Hackers could gain access to sensitive configuration data such as administrative credentials through a directory traversal flaw in at least 700,000 ADSL routers which have been distributed worldwide.
Kyle Lovett, a security researcher, discovered the webproc.cgi firmware flaw that lets attackers take over your routers provided by your Internet service provider. Although the vulnerability is not new, it has remained unpatched, leaving users susceptible to hackers.
The vulnerable devices include such device models from D-Link, Sitecom, WLR, FiberHome, Planet ADN, Digisol, Observa Telecom and ZTE. So if you own any of these routers, you are most certainly at risk. There are hundreds of thousands of other models that are vulnerable to this flaw. By country, users affected come from the U.S., Colombia, Moldova, Iran, Peru, Chile, Egypt, China, Italy, India, Argentina, and Thailand.
Using the directory traversal vulnerability, hackers will be able to extract sensitive files, who also contain the configuration settings of the routers, meaning that attackers will have full control of your device once they break into it. In addition to the configuration settings, the files involved also store password hashes, ISP connection usernames and passwords, the password for the configured wireless network and client and server credentials for remote management protocol.

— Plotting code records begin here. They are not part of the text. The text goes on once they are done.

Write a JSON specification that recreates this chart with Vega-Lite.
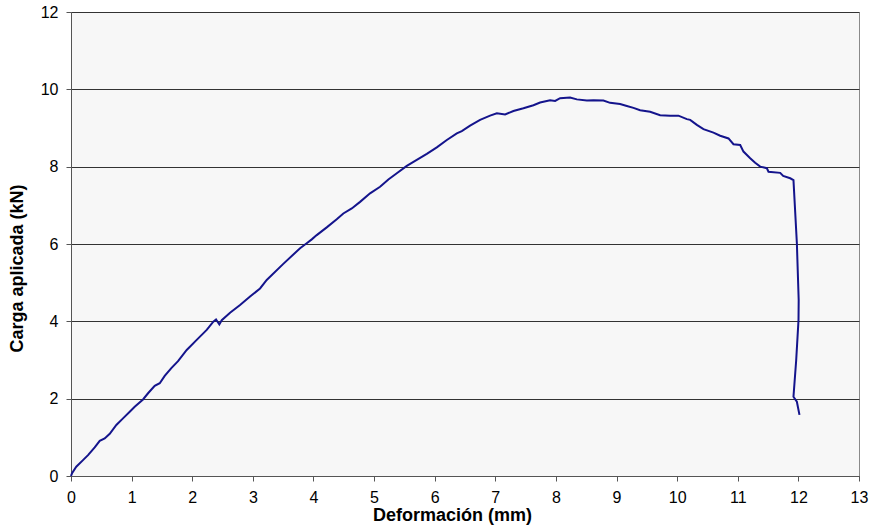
{
  "$schema": "https://vega.github.io/schema/vega-lite/v6.json",
  "width": 788,
  "height": 464,
  "autosize": {"type": "none"},
  "padding": {"left": 71, "top": 12, "right": 14, "bottom": 54},
  "background": "white",
  "config": {
    "font": "Liberation Sans",
    "view": {"fill": "#f7f7f7", "stroke": "#8a8a8a", "strokeWidth": 1},
    "axis": {
      "labelFont": "Liberation Sans",
      "titleFont": "Liberation Sans",
      "labelFontSize": 16,
      "titleFontSize": 18,
      "titleFontWeight": "bold",
      "labelColor": "#000",
      "titleColor": "#000",
      "domainColor": "#555",
      "tickColor": "#555",
      "tickSize": 5
    }
  },
  "data": {
    "values": [
      {"i": 1, "d": 0, "c": 0},
      {"i": 2, "d": 0.017, "c": 0.07},
      {"i": 3, "d": 0.087, "c": 0.24},
      {"i": 4, "d": 0.198, "c": 0.41},
      {"i": 5, "d": 0.281, "c": 0.54},
      {"i": 6, "d": 0.391, "c": 0.74},
      {"i": 7, "d": 0.474, "c": 0.91},
      {"i": 8, "d": 0.556, "c": 0.97},
      {"i": 9, "d": 0.639, "c": 1.09},
      {"i": 10, "d": 0.748, "c": 1.32},
      {"i": 11, "d": 0.858, "c": 1.49},
      {"i": 12, "d": 0.969, "c": 1.66},
      {"i": 13, "d": 1.051, "c": 1.79},
      {"i": 14, "d": 1.188, "c": 1.98},
      {"i": 15, "d": 1.271, "c": 2.14},
      {"i": 16, "d": 1.381, "c": 2.33},
      {"i": 17, "d": 1.464, "c": 2.40},
      {"i": 18, "d": 1.546, "c": 2.59},
      {"i": 19, "d": 1.655, "c": 2.79},
      {"i": 20, "d": 1.766, "c": 2.97},
      {"i": 21, "d": 1.909, "c": 3.26},
      {"i": 22, "d": 2.074, "c": 3.52},
      {"i": 23, "d": 2.239, "c": 3.78},
      {"i": 24, "d": 2.348, "c": 3.99},
      {"i": 25, "d": 2.393, "c": 4.05},
      {"i": 26, "d": 2.447, "c": 3.92},
      {"i": 27, "d": 2.487, "c": 4.03},
      {"i": 28, "d": 2.624, "c": 4.22},
      {"i": 29, "d": 2.789, "c": 4.42},
      {"i": 30, "d": 2.954, "c": 4.64},
      {"i": 31, "d": 3.119, "c": 4.85},
      {"i": 32, "d": 3.229, "c": 5.07},
      {"i": 33, "d": 3.498, "c": 5.48},
      {"i": 34, "d": 3.779, "c": 5.89},
      {"i": 35, "d": 3.889, "c": 6.02},
      {"i": 36, "d": 3.972, "c": 6.12},
      {"i": 37, "d": 4.054, "c": 6.23},
      {"i": 38, "d": 4.219, "c": 6.43},
      {"i": 39, "d": 4.384, "c": 6.64},
      {"i": 40, "d": 4.493, "c": 6.79},
      {"i": 41, "d": 4.632, "c": 6.92},
      {"i": 42, "d": 4.769, "c": 7.09},
      {"i": 43, "d": 4.934, "c": 7.31},
      {"i": 44, "d": 5.099, "c": 7.48},
      {"i": 45, "d": 5.236, "c": 7.67},
      {"i": 46, "d": 5.375, "c": 7.83},
      {"i": 47, "d": 5.540, "c": 8.02},
      {"i": 48, "d": 5.677, "c": 8.15},
      {"i": 49, "d": 5.870, "c": 8.33},
      {"i": 50, "d": 6.035, "c": 8.50},
      {"i": 51, "d": 6.200, "c": 8.69},
      {"i": 52, "d": 6.365, "c": 8.86},
      {"i": 53, "d": 6.447, "c": 8.92},
      {"i": 54, "d": 6.584, "c": 9.06},
      {"i": 55, "d": 6.749, "c": 9.21},
      {"i": 56, "d": 6.914, "c": 9.32},
      {"i": 57, "d": 7.025, "c": 9.38},
      {"i": 58, "d": 7.162, "c": 9.35},
      {"i": 59, "d": 7.299, "c": 9.44},
      {"i": 60, "d": 7.464, "c": 9.51},
      {"i": 61, "d": 7.629, "c": 9.59},
      {"i": 62, "d": 7.739, "c": 9.66},
      {"i": 63, "d": 7.904, "c": 9.72},
      {"i": 64, "d": 7.987, "c": 9.70},
      {"i": 65, "d": 8.069, "c": 9.77},
      {"i": 66, "d": 8.234, "c": 9.79},
      {"i": 67, "d": 8.345, "c": 9.74},
      {"i": 68, "d": 8.510, "c": 9.71},
      {"i": 69, "d": 8.619, "c": 9.72},
      {"i": 70, "d": 8.784, "c": 9.71},
      {"i": 71, "d": 8.894, "c": 9.65},
      {"i": 72, "d": 9.059, "c": 9.62},
      {"i": 73, "d": 9.170, "c": 9.57},
      {"i": 74, "d": 9.279, "c": 9.52},
      {"i": 75, "d": 9.389, "c": 9.46},
      {"i": 76, "d": 9.554, "c": 9.42},
      {"i": 77, "d": 9.719, "c": 9.33},
      {"i": 78, "d": 9.884, "c": 9.32},
      {"i": 79, "d": 10.021, "c": 9.32},
      {"i": 80, "d": 10.160, "c": 9.23},
      {"i": 81, "d": 10.215, "c": 9.21},
      {"i": 82, "d": 10.325, "c": 9.08},
      {"i": 83, "d": 10.434, "c": 8.97},
      {"i": 84, "d": 10.599, "c": 8.88},
      {"i": 85, "d": 10.710, "c": 8.80},
      {"i": 86, "d": 10.847, "c": 8.73},
      {"i": 87, "d": 10.929, "c": 8.58},
      {"i": 88, "d": 11.040, "c": 8.56},
      {"i": 89, "d": 11.094, "c": 8.39},
      {"i": 90, "d": 11.205, "c": 8.22},
      {"i": 91, "d": 11.287, "c": 8.10},
      {"i": 92, "d": 11.370, "c": 8.00},
      {"i": 93, "d": 11.480, "c": 7.96},
      {"i": 94, "d": 11.507, "c": 7.87},
      {"i": 95, "d": 11.700, "c": 7.84},
      {"i": 96, "d": 11.749, "c": 7.76},
      {"i": 97, "d": 11.865, "c": 7.70},
      {"i": 98, "d": 11.919, "c": 7.65},
      {"i": 99, "d": 11.975, "c": 6.02},
      {"i": 100, "d": 12.005, "c": 4.55},
      {"i": 101, "d": 12.002, "c": 4.03},
      {"i": 102, "d": 11.964, "c": 3.00},
      {"i": 103, "d": 11.919, "c": 2.05},
      {"i": 104, "d": 11.975, "c": 1.92},
      {"i": 105, "d": 12.018, "c": 1.58}
    ]
  },
  "mark": {"type": "line", "color": "#14148c", "strokeWidth": 2, "interpolate": "linear"},
  "encoding": {
    "x": {
      "field": "d",
      "type": "quantitative",
      "scale": {"domain": [0, 13], "nice": false, "zero": false},
      "axis": {
        "title": "Deformación (mm)",
        "values": [0,1,2,3,4,5,6,7,8,9,10,11,12,13],
        "grid": false,
        "labelPadding": 8,
        "titleX": 381,
        "titleY": 30,
        "labelFlush": false
      }
    },
    "y": {
      "field": "c",
      "type": "quantitative",
      "scale": {"domain": [0, 12], "nice": false},
      "axis": {
        "title": "Carga aplicada (kN)",
        "values": [0,2,4,6,8,10,12],
        "grid": true,
        "gridColor": "#333",
        "gridWidth": 1,
        "gridOpacity": 1,
        "labelPadding": 8,
        "titleX": -45,
        "titleY": 256,
        "labelFlush": false
      }
    },
    "order": {"field": "i", "type": "quantitative"}
  }
}
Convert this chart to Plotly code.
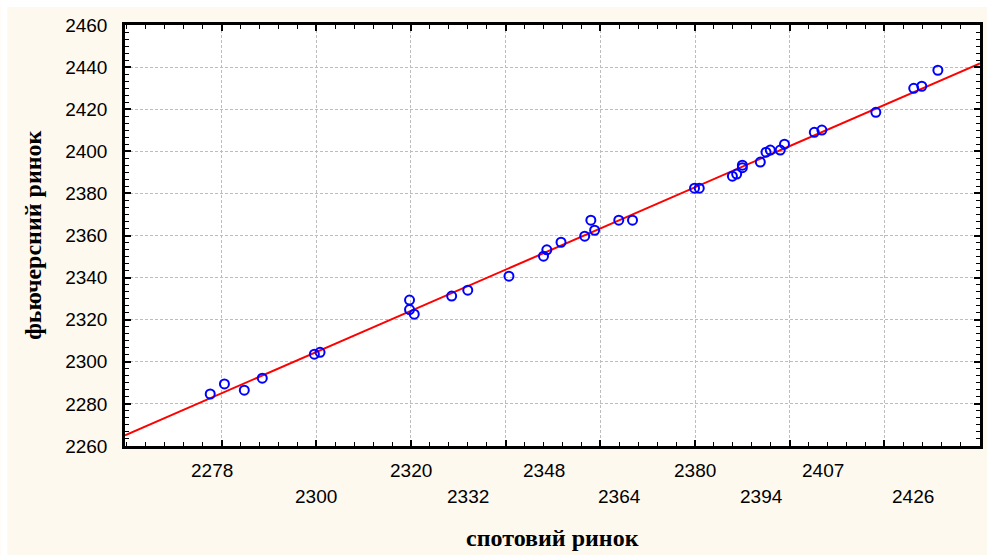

It was found that the password hashes, because weak, are easy to crack, enabling hackers to log in to the routers as administrators and alter the device’s settings, including the DNS. Now this is a crucial setting, because once a DNS is compromised, the users will be redirected to a fake server even as they try to access legit websites.
But these vulnerabilities are not the only flaws that came out following a security investigation. Lovett found that a great majority of those routers contain support account that has hard-coded password which the researcher claims is easy to guess. And this password is in common use among the owners of the support account. This vulnerability is present even in routers that do not even have the directory traversal flaw.
Also, the active memory of the routers are remotely exposed to hackers, meaning the attackers have full view of the memory dump that contains data about the Internet traffic that passes through those devices. As a result, hackers could also gain access to several website credentials in plain text.
Based on the IP addresses discovered in recent attempts to exploit the routers, Lovett claims the attackers are coming from China. Aside from the remotely controlling the routers, attackers can also launch the attack from within local networks through a malware or cross-site request forgery technique.